On a call with committee members on Wednesday, Barbara Roper, director of investor protection at the Consumer Federation of America, laid out the four recommended changes to the SEC’s proposal. She said the recommendations were not intended to send the Commission down a different path or substitute a new approach; rather, they’re meant to build on the existing proposal.
“However, we are concerned by suggestions that the Commission may not feel it has the authority it needs to adopt that clarified best interest standard under the Adviser’s Act fiduciary duty,” Roper said. “Should the Commission conclude, as it goes forward, that it cannot adopt that clarified interpretation of best interest for investment advisors, then we would urge the Commission to reconsider whether it may be necessary to engage in rulemaking under Section 913(g) in order to close that regulatory loophole.”
Section 913(g) of the Dodd-Frank Act gave the SEC authority to establish a fiduciary duty for brokers and dealers.
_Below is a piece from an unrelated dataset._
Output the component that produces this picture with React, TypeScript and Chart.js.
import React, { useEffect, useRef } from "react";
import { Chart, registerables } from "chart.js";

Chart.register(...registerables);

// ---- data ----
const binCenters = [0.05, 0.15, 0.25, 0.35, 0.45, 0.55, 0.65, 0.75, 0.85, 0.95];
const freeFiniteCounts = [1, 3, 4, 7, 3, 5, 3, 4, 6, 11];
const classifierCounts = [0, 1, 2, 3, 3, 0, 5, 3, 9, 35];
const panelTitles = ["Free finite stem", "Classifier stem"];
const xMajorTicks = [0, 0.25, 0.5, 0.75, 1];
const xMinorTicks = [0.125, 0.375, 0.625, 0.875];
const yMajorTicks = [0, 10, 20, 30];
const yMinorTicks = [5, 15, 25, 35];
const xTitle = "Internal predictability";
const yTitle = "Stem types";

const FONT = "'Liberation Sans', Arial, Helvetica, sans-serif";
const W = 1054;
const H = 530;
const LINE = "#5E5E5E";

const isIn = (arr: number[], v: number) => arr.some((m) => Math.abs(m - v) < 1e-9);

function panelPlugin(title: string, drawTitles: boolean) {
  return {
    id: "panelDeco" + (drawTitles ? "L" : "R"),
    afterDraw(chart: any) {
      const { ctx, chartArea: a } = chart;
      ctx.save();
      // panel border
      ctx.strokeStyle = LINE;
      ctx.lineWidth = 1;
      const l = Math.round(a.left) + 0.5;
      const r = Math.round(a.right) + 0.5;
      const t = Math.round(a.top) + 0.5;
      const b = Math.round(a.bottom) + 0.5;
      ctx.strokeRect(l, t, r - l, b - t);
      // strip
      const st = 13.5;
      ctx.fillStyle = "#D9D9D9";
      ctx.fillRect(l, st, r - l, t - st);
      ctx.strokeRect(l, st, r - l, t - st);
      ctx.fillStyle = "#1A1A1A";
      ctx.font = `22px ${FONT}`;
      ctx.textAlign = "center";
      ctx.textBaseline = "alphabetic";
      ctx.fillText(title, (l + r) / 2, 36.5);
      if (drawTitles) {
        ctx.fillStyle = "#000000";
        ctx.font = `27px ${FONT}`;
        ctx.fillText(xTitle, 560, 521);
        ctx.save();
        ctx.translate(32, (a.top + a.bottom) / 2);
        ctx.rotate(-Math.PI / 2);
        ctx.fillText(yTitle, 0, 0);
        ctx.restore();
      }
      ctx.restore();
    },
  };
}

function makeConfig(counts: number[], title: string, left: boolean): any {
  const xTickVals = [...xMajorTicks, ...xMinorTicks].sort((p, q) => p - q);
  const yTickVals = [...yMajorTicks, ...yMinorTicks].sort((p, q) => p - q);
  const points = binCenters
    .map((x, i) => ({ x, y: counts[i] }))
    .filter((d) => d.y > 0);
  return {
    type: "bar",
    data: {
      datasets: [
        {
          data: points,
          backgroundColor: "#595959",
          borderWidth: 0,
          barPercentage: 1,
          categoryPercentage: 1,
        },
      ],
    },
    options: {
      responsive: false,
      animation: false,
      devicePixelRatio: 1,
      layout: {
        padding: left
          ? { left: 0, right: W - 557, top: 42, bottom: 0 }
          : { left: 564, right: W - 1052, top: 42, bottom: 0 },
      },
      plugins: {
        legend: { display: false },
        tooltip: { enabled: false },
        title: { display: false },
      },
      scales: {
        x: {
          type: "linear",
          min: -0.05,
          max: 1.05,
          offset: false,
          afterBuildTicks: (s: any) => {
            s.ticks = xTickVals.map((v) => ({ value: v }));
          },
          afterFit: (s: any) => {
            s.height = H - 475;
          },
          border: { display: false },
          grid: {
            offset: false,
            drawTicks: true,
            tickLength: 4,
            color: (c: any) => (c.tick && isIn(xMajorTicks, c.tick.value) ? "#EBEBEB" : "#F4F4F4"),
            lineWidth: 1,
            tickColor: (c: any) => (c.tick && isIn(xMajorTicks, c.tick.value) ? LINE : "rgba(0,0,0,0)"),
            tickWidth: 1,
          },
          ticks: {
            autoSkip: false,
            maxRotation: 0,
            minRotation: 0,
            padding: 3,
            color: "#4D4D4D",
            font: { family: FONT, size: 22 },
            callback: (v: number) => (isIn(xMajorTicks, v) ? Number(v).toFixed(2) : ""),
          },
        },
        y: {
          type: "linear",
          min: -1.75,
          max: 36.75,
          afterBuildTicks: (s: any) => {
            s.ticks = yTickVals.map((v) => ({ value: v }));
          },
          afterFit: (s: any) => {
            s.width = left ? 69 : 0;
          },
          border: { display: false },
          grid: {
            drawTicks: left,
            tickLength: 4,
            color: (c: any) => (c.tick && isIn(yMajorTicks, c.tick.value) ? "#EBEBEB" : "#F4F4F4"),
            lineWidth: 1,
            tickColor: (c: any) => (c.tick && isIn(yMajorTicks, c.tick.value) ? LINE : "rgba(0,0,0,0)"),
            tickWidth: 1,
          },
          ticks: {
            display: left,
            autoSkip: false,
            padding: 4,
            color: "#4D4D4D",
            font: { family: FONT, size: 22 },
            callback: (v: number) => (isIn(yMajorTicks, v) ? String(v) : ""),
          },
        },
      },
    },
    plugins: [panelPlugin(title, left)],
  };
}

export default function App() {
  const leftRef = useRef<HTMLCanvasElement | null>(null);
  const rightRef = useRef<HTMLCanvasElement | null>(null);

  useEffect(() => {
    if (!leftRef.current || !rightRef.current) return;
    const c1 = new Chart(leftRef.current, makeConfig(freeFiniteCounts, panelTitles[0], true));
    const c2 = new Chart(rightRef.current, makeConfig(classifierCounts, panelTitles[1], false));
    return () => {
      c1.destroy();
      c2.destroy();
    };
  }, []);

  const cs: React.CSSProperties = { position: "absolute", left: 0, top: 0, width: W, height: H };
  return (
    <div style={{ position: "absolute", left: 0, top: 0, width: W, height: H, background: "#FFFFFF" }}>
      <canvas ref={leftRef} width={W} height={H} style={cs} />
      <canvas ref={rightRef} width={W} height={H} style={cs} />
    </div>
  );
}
The committee’s first recommendation is that the commission make it explicit that Reg BI is a fiduciary standard, consistent in principle for brokers and investment advisors alike. However, SEC Chair Jay Clayton has said in the past that the agency avoided using the term on purpose. “Fiduciary is a buzzword that can mean a lot of things in a lot of contexts,” he said at FINRA’s annual conference earlier this year.
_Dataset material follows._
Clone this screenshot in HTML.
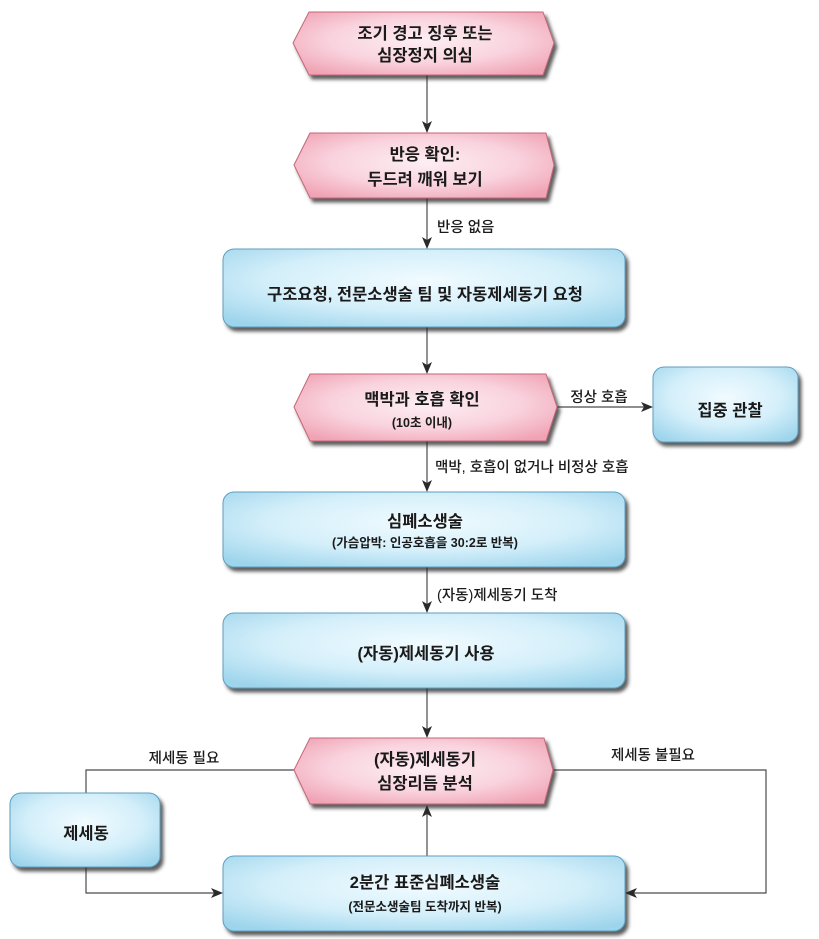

The IAC also called for increased clarification around a “best interest” definition. The committee’s definition, Roper said, recognizes the range of broker/dealer and investment advisor business models.
“So you wouldn’t see identical application to all advisory act conduct or all broker/dealer conduct,” she said. “You’d see a standard that is flexible enough to be applied to the variety of ways in which advice and recommendations are offered to retail investors.”
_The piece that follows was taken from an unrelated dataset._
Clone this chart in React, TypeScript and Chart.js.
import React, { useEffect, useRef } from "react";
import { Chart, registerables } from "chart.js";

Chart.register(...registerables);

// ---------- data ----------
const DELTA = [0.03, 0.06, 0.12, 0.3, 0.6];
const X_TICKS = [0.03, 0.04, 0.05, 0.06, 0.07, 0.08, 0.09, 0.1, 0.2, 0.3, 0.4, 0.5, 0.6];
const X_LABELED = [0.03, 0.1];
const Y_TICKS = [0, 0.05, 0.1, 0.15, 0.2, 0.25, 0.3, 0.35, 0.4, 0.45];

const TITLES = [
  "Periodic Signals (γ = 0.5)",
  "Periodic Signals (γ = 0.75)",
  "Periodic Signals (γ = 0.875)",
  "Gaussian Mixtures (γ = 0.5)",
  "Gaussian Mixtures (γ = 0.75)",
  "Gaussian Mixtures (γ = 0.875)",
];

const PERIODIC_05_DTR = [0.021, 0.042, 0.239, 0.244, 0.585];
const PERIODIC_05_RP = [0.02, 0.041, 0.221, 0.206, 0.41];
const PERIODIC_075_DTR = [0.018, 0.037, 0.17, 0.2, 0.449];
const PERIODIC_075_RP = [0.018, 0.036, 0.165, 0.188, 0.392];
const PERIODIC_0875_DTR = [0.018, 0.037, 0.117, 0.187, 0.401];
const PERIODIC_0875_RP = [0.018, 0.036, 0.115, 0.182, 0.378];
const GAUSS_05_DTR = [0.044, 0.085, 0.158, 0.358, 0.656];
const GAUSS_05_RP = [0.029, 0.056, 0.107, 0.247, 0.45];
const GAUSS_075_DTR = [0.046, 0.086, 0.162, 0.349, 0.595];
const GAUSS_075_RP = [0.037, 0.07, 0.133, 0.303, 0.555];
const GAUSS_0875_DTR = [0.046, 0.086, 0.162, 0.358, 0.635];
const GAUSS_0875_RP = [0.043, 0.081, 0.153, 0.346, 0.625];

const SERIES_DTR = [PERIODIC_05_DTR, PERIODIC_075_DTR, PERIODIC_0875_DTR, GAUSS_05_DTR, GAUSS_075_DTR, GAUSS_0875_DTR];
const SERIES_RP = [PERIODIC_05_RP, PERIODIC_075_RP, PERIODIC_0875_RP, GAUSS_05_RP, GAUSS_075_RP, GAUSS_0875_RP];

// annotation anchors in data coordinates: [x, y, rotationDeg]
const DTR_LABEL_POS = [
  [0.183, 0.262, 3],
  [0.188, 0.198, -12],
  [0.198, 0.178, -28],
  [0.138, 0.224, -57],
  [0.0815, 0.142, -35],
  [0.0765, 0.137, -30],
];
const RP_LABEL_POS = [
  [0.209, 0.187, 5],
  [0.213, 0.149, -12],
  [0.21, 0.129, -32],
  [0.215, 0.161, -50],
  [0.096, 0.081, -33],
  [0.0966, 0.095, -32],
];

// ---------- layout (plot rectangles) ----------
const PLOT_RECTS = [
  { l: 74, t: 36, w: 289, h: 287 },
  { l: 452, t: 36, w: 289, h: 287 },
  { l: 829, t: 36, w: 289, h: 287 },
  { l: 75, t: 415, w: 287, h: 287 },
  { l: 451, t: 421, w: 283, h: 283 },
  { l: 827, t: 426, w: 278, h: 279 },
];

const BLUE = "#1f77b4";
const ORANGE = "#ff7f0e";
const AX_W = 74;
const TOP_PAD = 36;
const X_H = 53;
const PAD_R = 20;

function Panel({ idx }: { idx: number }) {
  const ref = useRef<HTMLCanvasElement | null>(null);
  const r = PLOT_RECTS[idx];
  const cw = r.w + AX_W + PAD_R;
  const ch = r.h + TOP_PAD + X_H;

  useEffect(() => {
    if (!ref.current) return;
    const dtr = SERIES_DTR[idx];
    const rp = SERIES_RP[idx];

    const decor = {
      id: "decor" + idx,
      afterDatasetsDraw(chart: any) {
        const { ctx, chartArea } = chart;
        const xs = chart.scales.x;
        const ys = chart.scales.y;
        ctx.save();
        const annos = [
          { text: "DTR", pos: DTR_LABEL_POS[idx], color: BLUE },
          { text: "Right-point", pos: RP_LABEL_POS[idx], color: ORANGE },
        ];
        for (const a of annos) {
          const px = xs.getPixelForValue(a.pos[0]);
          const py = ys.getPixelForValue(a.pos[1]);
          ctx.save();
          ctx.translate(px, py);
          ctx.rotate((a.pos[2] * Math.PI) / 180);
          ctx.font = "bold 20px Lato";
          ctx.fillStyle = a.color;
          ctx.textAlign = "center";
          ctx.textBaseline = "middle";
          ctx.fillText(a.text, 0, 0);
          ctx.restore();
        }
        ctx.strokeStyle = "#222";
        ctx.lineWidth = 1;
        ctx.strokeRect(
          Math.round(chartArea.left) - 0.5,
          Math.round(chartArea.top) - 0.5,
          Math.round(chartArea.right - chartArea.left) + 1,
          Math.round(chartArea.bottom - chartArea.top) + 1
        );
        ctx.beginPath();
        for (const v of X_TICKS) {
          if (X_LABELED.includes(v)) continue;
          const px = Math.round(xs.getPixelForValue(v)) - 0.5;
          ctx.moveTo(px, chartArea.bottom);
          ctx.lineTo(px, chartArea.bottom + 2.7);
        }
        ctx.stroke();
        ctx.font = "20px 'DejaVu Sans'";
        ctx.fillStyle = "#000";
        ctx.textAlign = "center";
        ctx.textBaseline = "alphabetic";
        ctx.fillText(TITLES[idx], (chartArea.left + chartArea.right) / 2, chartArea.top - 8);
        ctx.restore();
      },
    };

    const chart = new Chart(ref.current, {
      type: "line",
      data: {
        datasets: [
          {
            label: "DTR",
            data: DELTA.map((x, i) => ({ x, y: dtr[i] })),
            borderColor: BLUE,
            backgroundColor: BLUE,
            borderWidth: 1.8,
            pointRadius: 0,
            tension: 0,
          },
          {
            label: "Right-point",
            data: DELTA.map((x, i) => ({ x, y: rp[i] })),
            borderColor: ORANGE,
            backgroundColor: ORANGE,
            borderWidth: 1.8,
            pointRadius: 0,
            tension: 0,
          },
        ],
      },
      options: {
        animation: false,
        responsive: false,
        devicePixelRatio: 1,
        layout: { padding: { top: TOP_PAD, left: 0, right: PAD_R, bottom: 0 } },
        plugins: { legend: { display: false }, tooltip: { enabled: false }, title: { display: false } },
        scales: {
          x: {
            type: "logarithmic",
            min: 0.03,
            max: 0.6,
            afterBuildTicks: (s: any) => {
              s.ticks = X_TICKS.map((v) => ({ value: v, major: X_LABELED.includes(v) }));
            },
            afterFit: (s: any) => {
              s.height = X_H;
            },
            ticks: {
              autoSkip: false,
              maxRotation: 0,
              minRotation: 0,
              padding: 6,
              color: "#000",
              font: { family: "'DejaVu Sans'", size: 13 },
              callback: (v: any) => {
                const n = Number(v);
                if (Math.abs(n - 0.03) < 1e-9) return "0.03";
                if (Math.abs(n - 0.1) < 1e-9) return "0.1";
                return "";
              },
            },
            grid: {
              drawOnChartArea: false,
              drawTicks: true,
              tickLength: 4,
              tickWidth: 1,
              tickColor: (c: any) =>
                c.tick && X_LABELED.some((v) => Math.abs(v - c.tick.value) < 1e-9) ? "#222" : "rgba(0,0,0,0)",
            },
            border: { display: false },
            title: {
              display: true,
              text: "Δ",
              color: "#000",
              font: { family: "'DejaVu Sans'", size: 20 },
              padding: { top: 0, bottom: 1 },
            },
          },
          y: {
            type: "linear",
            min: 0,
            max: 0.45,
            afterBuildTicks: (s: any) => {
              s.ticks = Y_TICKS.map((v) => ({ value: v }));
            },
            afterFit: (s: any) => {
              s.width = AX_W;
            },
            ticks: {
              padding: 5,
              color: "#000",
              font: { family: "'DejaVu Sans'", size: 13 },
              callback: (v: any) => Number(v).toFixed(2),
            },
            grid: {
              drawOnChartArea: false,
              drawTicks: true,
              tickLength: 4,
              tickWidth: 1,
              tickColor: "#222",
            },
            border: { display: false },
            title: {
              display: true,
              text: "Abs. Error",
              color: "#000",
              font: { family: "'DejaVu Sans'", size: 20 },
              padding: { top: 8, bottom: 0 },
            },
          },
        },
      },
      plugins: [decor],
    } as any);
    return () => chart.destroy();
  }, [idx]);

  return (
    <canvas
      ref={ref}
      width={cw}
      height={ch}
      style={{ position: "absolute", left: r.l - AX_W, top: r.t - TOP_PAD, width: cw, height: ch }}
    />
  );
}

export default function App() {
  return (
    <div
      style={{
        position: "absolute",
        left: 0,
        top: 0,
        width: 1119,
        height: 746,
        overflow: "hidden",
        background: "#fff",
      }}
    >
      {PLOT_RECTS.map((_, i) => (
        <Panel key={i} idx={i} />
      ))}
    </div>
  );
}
Brokers and investment advisors should be required to recommend the investments, strategies, accounts or services that they reasonably believe represent the best available options for the investor, she said.
“We’re seeking to narrow the pool of recommendations that would satisfy best interest beyond those that would satisfy suitability, not arrive at the one perfect recommendation for an investor, which would be, of course, an impossible standard to meet in many circumstances,” Roper added.
Compliance with the standard should be based on whether the broker or advisor had a reasonable basis for the recommendation at the time it was made, not how it ultimately performed.
“This is not intended to be a gotcha standard,” Roper said. “It is intended to enhance the analysis that goes in on the front end to the recommendations to investors and ensure that the investor’s interest, rather than the broker or advisor’s financial interest, is first and foremost at arriving at that recommendation.”
It should also be clear that the standard applies to recommendations made at the outset of a client relationship, including rollover recommendation and recommendations regarding the type of accounts that would be best for the customer, the committee argued.
Lastly, the committee believes the SEC should conduct usability testing of the Customer Relationship Summary Form, a disclosure meant to alleviate client confusion about the differences between brokers and registered investment advisors. Specifically, the group is looking for study of the usability of the sample documents that the Commission has put forth. And if the testing finds it doesn’t reduce investor confusion, the Commission should work with disclosure design experts to change the form.
Some testing has found that the CRS actually increased investor confusion over the differences between brokers and investment advisors, and some groups have called for the SEC to revise and retest it.
The RAND Corporation, along with the SEC’s Office of the Investor Advocate, conducted a research report, which was submitted as a comment to the proposal. And another RAND study—on investor testing of Form CRS—is expected to be filed in the coming days, said SEC Chairman Jay Clayton.
Three committee members voted “No” on the recommendations, including Lydia Mashburn, managing director of the Center for Monetary and Financial Alternatives at the Cato Institute; Mina Nguyen, managing director at Jane Street Capital; and Paul Mahoney, professor of law at the University of Virginia School of Law.